Exercise aim:
Retype exactly the lines from the first one through the line with "(impl) at (350,204)", including both ends; skip any pictures.

Source code of charts
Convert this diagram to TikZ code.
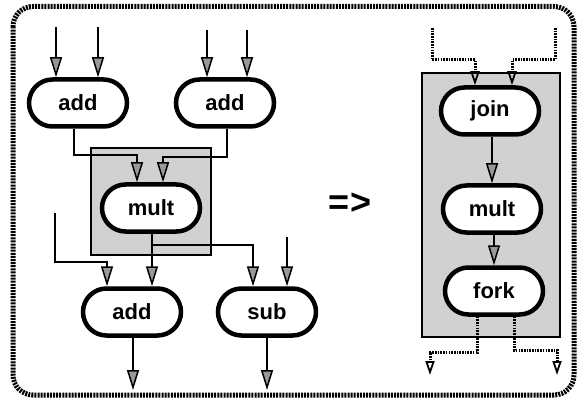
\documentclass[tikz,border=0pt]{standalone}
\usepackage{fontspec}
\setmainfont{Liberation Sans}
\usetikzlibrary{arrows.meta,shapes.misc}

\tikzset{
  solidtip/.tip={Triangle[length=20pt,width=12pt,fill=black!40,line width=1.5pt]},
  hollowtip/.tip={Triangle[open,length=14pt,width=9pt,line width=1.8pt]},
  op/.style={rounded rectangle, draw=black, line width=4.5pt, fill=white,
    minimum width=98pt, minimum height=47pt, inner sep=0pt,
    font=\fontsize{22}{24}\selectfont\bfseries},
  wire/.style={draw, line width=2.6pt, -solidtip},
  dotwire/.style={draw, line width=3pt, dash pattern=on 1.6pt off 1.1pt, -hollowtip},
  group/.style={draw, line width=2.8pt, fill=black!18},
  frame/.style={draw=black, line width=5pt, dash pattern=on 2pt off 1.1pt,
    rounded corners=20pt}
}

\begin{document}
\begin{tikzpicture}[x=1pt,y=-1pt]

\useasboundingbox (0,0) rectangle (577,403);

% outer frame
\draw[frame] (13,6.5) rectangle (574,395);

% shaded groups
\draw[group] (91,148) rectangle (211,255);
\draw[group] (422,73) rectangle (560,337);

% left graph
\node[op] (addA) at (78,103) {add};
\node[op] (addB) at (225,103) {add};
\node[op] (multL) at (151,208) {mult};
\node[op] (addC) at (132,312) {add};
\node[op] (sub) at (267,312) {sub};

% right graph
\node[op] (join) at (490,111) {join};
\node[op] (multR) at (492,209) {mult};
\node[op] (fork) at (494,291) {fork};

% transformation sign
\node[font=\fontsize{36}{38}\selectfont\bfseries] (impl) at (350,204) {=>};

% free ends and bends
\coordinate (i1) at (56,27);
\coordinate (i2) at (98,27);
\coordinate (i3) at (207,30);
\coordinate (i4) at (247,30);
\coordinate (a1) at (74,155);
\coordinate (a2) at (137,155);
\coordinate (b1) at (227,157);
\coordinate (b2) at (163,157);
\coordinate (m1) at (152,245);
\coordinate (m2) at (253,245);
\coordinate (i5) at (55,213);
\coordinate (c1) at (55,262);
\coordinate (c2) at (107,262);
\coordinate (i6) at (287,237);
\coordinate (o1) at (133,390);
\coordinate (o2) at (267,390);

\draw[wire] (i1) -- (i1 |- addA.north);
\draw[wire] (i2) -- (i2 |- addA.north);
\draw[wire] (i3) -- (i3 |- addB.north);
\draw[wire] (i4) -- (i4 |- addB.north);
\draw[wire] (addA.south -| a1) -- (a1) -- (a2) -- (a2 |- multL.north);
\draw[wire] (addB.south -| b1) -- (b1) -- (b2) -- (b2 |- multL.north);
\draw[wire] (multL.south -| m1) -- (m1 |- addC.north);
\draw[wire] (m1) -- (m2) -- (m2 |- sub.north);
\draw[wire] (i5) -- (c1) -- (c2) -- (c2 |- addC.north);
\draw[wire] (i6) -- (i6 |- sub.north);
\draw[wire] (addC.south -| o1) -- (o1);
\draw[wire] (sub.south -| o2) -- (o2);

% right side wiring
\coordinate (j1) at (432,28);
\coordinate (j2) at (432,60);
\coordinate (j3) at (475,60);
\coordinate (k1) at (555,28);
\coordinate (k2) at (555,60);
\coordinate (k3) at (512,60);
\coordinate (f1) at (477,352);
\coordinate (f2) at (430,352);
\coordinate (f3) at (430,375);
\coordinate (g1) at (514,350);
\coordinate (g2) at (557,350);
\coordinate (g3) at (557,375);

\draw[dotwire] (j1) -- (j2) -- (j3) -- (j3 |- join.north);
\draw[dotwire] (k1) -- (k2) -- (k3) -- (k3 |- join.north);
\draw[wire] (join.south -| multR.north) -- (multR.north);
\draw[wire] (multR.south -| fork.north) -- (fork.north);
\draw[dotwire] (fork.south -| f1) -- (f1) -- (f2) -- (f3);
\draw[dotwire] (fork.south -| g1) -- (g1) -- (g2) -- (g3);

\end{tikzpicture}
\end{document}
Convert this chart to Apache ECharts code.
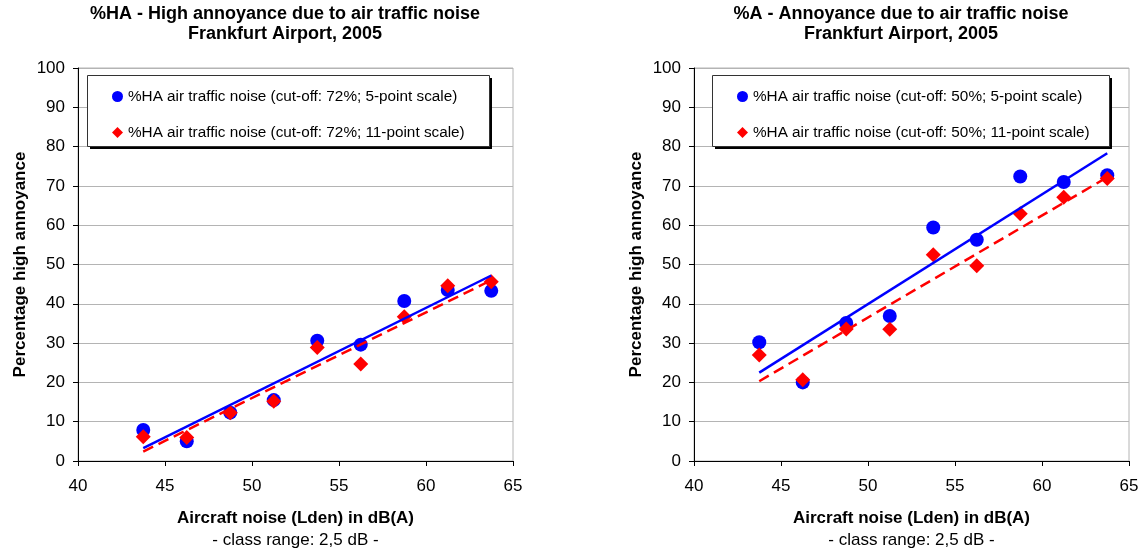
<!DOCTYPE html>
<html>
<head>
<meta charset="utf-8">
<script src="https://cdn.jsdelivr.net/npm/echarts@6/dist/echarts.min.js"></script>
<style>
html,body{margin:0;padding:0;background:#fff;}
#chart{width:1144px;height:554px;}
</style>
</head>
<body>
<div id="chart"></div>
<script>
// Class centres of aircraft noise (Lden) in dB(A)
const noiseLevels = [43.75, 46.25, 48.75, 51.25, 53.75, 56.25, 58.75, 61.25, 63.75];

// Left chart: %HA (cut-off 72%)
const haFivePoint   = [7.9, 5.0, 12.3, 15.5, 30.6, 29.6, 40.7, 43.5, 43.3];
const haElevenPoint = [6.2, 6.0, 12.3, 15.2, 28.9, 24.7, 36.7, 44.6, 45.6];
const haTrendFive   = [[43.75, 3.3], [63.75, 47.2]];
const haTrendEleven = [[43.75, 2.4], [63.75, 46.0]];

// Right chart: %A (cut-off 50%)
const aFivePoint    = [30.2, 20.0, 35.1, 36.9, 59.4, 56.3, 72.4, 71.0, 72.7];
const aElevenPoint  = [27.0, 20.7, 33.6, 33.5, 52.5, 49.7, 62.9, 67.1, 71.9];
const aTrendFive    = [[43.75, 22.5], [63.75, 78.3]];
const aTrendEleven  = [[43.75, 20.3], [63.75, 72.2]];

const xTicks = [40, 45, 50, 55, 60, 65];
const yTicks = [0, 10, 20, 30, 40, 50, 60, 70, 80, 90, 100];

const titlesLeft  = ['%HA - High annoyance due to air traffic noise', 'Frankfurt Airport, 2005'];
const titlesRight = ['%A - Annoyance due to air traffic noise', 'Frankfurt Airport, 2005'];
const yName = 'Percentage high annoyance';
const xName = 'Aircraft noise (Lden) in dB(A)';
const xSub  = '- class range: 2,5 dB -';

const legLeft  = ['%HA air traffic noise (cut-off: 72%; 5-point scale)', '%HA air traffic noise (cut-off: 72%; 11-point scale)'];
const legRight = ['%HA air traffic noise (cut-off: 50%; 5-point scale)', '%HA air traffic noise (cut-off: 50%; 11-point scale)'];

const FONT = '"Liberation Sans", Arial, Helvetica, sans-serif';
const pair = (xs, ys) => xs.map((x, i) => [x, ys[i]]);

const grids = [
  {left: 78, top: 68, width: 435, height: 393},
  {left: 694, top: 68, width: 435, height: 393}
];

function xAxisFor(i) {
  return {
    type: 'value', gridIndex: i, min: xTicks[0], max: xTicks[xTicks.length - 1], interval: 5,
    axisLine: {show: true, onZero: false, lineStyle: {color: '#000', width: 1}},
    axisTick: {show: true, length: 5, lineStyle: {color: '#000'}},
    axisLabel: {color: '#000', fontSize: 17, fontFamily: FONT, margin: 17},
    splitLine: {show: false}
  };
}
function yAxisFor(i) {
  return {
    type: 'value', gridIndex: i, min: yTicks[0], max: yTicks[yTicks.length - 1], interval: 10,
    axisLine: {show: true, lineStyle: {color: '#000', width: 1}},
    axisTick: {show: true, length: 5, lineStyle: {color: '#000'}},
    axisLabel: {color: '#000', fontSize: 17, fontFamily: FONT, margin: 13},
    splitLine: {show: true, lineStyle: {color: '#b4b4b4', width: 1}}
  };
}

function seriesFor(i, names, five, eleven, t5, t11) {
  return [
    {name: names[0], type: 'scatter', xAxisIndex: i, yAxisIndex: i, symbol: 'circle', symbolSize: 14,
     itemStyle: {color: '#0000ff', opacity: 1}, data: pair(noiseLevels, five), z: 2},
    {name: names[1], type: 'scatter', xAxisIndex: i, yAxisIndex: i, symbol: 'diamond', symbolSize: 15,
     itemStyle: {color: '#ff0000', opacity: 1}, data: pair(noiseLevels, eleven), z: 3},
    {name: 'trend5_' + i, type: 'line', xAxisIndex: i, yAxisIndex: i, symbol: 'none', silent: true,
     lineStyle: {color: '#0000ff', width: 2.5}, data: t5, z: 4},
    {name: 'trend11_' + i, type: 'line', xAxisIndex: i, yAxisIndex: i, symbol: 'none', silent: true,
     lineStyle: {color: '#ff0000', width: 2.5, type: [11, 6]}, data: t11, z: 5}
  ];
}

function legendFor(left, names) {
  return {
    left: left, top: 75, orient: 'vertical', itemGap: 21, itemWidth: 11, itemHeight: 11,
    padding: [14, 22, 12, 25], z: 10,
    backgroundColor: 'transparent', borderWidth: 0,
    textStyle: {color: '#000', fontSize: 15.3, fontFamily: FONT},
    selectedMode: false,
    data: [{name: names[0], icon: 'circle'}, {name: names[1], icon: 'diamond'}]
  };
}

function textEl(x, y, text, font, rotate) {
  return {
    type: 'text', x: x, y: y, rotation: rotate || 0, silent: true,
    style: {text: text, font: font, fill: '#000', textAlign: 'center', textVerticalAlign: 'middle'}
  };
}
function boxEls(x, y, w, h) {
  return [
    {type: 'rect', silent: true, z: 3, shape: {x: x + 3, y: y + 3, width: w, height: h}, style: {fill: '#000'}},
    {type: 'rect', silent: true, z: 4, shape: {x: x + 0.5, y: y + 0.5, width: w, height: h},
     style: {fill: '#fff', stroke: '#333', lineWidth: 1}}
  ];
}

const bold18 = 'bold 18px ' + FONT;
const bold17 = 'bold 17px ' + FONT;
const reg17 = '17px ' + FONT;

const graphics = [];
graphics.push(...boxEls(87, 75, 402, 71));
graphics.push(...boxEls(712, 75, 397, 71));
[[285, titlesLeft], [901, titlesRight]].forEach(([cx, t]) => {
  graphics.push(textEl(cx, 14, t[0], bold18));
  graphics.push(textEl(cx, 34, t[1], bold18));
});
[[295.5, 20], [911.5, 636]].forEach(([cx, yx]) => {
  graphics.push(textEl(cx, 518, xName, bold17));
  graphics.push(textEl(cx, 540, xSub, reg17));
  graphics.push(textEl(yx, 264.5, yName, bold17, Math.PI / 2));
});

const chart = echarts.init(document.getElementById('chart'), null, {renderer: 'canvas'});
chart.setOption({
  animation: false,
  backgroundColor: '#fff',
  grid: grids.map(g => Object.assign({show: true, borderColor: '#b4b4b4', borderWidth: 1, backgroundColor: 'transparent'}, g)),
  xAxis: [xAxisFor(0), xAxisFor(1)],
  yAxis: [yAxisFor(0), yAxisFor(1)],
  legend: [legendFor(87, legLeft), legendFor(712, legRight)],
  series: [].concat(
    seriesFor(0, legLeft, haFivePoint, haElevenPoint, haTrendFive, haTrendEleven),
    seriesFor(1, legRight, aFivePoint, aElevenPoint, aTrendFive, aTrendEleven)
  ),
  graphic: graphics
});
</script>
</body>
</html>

Exercise result:
Convert this diagram to TikZ code.
\documentclass[tikz,border=0pt]{standalone}
\usepackage{fontspec}
\setmainfont{Liberation Sans}
\usetikzlibrary{arrows.meta,shapes.misc}

\tikzset{
  solidtip/.tip={Triangle[length=20pt,width=12pt,fill=black!40,line width=1.5pt]},
  hollowtip/.tip={Triangle[open,length=14pt,width=9pt,line width=1.8pt]},
  op/.style={rounded rectangle, draw=black, line width=4.5pt, fill=white,
    minimum width=98pt, minimum height=47pt, inner sep=0pt,
    font=\fontsize{22}{24}\selectfont\bfseries},
  wire/.style={draw, line width=2.6pt, -solidtip},
  dotwire/.style={draw, line width=3pt, dash pattern=on 1.6pt off 1.1pt, -hollowtip},
  group/.style={draw, line width=2.8pt, fill=black!18},
  frame/.style={draw=black, line width=5pt, dash pattern=on 2pt off 1.1pt,
    rounded corners=20pt}
}

\begin{document}
\begin{tikzpicture}[x=1pt,y=-1pt]

\useasboundingbox (0,0) rectangle (577,403);

% outer frame
\draw[frame] (13,6.5) rectangle (574,395);

% shaded groups
\draw[group] (91,148) rectangle (211,255);
\draw[group] (422,73) rectangle (560,337);

% left graph
\node[op] (addA) at (78,103) {add};
\node[op] (addB) at (225,103) {add};
\node[op] (multL) at (151,208) {mult};
\node[op] (addC) at (132,312) {add};
\node[op] (sub) at (267,312) {sub};

% right graph
\node[op] (join) at (490,111) {join};
\node[op] (multR) at (492,209) {mult};
\node[op] (fork) at (494,291) {fork};

% transformation sign
\node[font=\fontsize{36}{38}\selectfont\bfseries] (impl) at (350,204) {=>};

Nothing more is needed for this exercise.